──────── COLLECTED MATERIAL ────────

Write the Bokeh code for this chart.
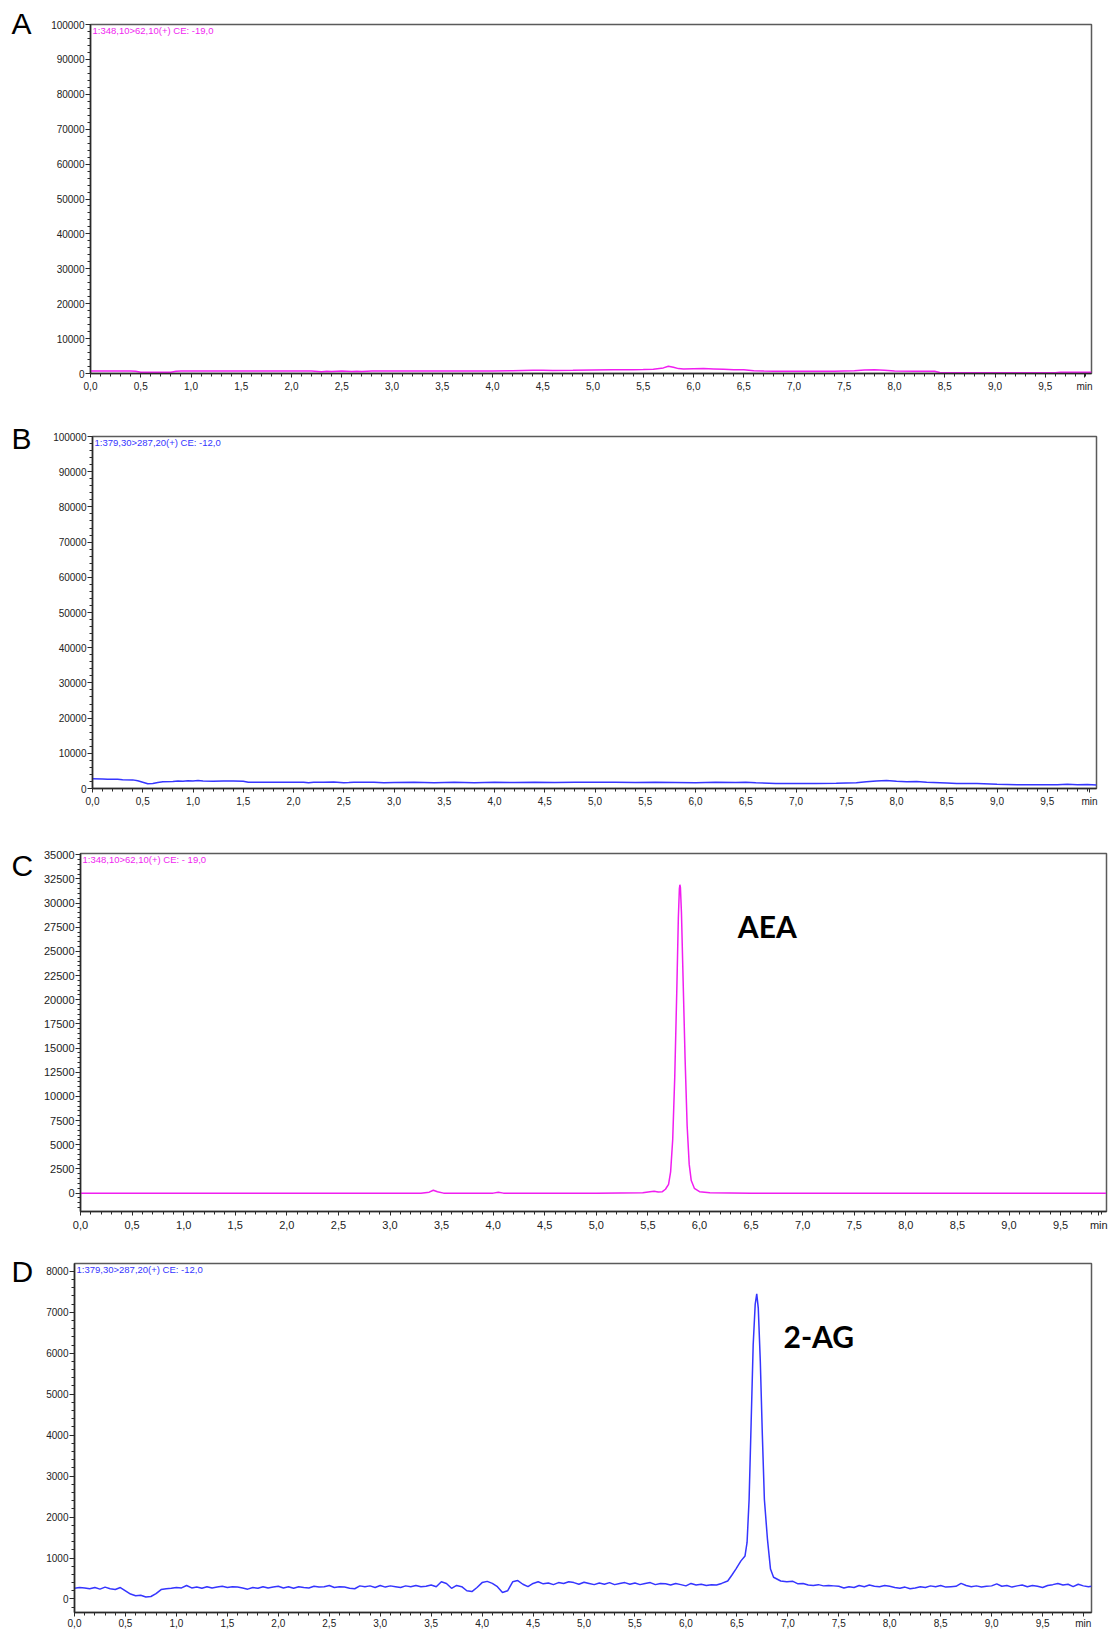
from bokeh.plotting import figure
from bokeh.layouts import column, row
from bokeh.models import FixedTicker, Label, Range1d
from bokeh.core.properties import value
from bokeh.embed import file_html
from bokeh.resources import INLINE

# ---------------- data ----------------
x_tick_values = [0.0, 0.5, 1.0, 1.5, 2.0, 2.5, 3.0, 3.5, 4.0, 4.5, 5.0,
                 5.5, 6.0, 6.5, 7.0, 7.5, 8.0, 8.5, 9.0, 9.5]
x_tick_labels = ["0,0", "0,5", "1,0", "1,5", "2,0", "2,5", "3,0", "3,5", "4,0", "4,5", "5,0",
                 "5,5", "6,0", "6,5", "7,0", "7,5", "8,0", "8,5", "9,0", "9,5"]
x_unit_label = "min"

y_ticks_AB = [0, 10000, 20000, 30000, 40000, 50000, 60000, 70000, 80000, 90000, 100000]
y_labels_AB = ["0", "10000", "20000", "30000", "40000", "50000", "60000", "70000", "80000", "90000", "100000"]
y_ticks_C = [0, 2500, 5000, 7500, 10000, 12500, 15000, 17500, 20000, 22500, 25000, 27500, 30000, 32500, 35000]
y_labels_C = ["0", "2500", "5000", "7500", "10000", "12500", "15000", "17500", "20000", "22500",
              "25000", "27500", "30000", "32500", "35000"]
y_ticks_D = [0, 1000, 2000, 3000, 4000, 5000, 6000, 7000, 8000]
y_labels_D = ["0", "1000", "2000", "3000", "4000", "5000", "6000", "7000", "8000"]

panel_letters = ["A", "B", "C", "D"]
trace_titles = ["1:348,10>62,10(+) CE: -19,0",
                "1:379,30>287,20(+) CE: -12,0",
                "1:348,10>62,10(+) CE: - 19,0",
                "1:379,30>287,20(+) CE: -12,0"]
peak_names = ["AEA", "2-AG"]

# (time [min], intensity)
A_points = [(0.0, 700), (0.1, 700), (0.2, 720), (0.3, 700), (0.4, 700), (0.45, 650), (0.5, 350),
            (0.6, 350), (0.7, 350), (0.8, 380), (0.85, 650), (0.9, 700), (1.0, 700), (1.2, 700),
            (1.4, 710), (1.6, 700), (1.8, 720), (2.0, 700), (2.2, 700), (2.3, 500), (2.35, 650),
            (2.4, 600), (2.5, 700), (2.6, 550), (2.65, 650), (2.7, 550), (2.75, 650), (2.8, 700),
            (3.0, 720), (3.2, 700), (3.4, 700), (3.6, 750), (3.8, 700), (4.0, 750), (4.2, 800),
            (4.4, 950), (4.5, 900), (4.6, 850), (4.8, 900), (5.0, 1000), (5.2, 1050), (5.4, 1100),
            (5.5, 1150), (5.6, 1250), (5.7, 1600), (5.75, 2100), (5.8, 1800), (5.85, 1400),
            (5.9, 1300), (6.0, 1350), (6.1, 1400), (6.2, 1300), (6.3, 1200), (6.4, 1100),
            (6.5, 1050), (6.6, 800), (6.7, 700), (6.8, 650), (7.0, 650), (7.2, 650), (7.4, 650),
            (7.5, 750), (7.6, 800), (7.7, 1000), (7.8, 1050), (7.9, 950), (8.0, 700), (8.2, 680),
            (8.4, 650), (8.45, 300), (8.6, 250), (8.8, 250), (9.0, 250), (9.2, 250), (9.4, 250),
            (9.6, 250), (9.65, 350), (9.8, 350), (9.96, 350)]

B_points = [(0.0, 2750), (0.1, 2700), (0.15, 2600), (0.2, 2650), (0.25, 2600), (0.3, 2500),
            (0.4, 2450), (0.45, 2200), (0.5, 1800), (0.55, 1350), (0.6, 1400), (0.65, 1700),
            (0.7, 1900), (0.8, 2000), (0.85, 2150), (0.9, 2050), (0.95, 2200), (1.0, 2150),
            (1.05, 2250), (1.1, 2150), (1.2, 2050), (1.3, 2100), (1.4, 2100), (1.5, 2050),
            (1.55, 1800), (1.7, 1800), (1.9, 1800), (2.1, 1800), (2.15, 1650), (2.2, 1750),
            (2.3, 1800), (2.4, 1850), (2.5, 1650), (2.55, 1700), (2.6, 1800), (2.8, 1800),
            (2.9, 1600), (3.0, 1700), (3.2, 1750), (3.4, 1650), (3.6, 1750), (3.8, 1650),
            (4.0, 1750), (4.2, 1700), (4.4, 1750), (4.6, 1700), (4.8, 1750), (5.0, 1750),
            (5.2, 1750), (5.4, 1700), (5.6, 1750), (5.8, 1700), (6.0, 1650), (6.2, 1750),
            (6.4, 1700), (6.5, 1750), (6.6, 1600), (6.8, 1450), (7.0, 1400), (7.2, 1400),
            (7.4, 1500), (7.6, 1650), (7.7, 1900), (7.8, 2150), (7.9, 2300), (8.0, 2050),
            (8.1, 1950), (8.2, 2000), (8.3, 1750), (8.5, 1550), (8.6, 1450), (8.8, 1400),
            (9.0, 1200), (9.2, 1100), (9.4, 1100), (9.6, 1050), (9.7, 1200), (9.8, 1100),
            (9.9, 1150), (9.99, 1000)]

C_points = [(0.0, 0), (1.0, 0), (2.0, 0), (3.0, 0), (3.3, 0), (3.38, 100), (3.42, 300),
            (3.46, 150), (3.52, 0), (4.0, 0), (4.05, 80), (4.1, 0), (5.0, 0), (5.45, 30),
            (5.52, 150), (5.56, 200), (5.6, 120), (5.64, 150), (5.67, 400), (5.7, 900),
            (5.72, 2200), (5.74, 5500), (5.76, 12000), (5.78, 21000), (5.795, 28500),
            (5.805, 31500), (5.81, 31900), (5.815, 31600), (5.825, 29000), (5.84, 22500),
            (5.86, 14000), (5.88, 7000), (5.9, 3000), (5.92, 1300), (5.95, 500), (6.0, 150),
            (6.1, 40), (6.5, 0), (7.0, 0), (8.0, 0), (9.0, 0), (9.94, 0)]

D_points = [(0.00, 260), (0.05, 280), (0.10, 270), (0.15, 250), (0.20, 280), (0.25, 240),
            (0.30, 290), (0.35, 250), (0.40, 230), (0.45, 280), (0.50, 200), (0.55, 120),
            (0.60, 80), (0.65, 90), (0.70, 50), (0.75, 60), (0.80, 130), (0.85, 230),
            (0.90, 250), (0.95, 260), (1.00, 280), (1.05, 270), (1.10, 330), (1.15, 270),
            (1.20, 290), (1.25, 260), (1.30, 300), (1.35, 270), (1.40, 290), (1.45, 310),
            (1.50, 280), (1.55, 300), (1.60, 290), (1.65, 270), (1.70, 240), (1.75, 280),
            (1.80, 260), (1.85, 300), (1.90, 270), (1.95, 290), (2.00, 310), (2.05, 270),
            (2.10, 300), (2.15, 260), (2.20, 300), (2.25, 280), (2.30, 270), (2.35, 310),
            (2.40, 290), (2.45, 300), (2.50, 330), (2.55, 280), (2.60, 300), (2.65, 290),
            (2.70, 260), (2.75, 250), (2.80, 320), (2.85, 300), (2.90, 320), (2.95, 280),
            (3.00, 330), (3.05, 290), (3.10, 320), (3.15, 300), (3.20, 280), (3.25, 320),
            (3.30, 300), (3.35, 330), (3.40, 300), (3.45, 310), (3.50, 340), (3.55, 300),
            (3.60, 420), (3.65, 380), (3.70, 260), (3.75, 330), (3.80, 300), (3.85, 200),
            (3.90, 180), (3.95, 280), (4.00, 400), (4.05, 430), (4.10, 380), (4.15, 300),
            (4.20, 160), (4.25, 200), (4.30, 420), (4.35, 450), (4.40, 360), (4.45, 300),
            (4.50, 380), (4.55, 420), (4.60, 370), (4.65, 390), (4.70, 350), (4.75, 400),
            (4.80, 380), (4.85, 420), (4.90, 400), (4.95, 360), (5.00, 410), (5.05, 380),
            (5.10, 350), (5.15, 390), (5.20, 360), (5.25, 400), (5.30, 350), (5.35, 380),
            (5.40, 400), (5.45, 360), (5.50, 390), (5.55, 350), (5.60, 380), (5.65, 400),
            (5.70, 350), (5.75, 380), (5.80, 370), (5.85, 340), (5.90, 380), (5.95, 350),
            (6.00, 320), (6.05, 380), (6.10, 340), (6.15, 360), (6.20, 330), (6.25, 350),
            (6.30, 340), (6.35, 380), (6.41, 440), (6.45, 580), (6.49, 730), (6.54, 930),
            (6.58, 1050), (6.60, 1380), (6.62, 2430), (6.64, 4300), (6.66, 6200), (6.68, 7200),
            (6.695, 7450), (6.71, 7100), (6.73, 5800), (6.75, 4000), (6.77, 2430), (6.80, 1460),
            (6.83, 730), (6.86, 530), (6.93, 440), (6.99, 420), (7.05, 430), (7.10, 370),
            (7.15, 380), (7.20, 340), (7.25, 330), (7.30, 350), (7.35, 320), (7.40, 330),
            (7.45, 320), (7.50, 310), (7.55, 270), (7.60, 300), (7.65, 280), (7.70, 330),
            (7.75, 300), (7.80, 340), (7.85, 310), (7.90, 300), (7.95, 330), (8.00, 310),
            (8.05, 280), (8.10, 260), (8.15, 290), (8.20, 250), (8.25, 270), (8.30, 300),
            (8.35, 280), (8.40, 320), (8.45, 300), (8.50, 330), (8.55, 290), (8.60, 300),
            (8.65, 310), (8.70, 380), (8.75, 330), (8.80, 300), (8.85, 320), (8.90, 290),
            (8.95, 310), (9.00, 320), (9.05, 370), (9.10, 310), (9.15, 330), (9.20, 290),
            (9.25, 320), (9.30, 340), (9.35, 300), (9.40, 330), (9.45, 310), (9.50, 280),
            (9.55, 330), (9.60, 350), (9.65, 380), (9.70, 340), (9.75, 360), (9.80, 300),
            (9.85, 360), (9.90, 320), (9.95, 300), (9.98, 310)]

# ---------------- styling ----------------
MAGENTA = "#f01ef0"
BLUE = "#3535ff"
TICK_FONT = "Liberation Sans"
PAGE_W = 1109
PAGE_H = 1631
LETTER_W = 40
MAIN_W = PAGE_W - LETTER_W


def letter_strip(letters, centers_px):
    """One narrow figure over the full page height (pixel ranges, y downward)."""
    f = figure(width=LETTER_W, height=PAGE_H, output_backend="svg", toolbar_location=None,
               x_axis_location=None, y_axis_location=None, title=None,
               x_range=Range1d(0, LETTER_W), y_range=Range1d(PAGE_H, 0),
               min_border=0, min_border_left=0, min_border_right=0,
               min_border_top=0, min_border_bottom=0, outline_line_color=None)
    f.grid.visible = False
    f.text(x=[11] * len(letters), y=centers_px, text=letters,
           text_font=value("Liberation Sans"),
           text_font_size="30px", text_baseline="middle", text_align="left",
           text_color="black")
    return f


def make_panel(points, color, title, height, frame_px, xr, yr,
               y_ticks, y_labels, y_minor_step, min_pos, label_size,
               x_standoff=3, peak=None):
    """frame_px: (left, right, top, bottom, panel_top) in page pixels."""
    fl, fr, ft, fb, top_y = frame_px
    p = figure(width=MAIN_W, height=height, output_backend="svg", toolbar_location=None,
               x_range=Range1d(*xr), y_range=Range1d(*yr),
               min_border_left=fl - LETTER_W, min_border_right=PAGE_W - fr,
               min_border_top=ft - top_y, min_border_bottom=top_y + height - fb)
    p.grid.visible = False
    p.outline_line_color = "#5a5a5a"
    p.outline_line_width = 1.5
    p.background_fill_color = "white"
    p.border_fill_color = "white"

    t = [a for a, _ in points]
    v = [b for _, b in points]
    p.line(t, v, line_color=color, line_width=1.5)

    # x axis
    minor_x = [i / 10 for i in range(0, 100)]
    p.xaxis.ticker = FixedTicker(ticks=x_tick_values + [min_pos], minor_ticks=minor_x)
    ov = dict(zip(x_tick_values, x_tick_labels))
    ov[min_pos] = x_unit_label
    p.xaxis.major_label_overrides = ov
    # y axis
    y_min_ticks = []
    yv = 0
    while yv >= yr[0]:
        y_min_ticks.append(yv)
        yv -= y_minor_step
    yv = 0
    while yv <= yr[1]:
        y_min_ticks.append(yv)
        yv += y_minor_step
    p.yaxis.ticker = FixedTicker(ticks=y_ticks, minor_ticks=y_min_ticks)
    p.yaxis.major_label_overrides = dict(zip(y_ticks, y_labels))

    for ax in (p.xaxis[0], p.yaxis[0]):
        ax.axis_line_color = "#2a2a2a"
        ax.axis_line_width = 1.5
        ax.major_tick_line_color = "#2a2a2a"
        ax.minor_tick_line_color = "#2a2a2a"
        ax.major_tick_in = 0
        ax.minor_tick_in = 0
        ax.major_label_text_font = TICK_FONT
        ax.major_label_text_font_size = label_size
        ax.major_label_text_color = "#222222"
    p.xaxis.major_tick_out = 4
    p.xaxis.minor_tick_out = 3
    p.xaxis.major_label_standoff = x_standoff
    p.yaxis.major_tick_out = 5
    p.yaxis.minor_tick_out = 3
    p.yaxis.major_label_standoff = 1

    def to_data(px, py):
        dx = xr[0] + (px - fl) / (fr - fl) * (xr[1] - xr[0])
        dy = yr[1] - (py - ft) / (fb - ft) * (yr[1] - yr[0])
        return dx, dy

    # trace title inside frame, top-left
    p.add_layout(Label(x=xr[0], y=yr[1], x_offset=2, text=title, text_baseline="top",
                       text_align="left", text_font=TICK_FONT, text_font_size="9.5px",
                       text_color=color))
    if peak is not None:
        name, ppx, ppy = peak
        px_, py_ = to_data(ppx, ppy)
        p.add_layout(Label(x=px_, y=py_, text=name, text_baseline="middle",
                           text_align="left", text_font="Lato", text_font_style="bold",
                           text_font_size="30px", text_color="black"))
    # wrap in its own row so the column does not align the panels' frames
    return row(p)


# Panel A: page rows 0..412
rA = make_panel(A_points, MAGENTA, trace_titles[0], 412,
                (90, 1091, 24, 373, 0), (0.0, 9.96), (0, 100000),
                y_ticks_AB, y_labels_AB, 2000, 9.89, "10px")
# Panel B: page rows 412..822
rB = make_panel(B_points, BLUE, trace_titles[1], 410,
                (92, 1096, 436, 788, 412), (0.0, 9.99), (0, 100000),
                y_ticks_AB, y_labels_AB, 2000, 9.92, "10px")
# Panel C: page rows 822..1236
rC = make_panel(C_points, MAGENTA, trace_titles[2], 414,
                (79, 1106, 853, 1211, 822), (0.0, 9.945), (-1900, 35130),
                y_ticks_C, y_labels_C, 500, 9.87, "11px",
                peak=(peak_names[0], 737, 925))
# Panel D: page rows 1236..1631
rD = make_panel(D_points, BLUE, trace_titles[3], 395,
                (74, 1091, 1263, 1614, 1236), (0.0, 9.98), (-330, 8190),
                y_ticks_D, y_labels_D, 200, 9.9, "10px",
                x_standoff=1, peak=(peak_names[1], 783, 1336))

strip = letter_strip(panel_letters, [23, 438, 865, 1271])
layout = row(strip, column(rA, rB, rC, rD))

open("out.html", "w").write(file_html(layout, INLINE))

────────

**WHAT THIS TASK INVOLVES:** Return the material line for line, from its beginning to the line that contains "from bokeh.resources import INLINE", with the pictures left out.

**CORRECT RESULT:**
Write the Bokeh code for this chart.
from bokeh.plotting import figure
from bokeh.layouts import column, row
from bokeh.models import FixedTicker, Label, Range1d
from bokeh.core.properties import value
from bokeh.embed import file_html
from bokeh.resources import INLINE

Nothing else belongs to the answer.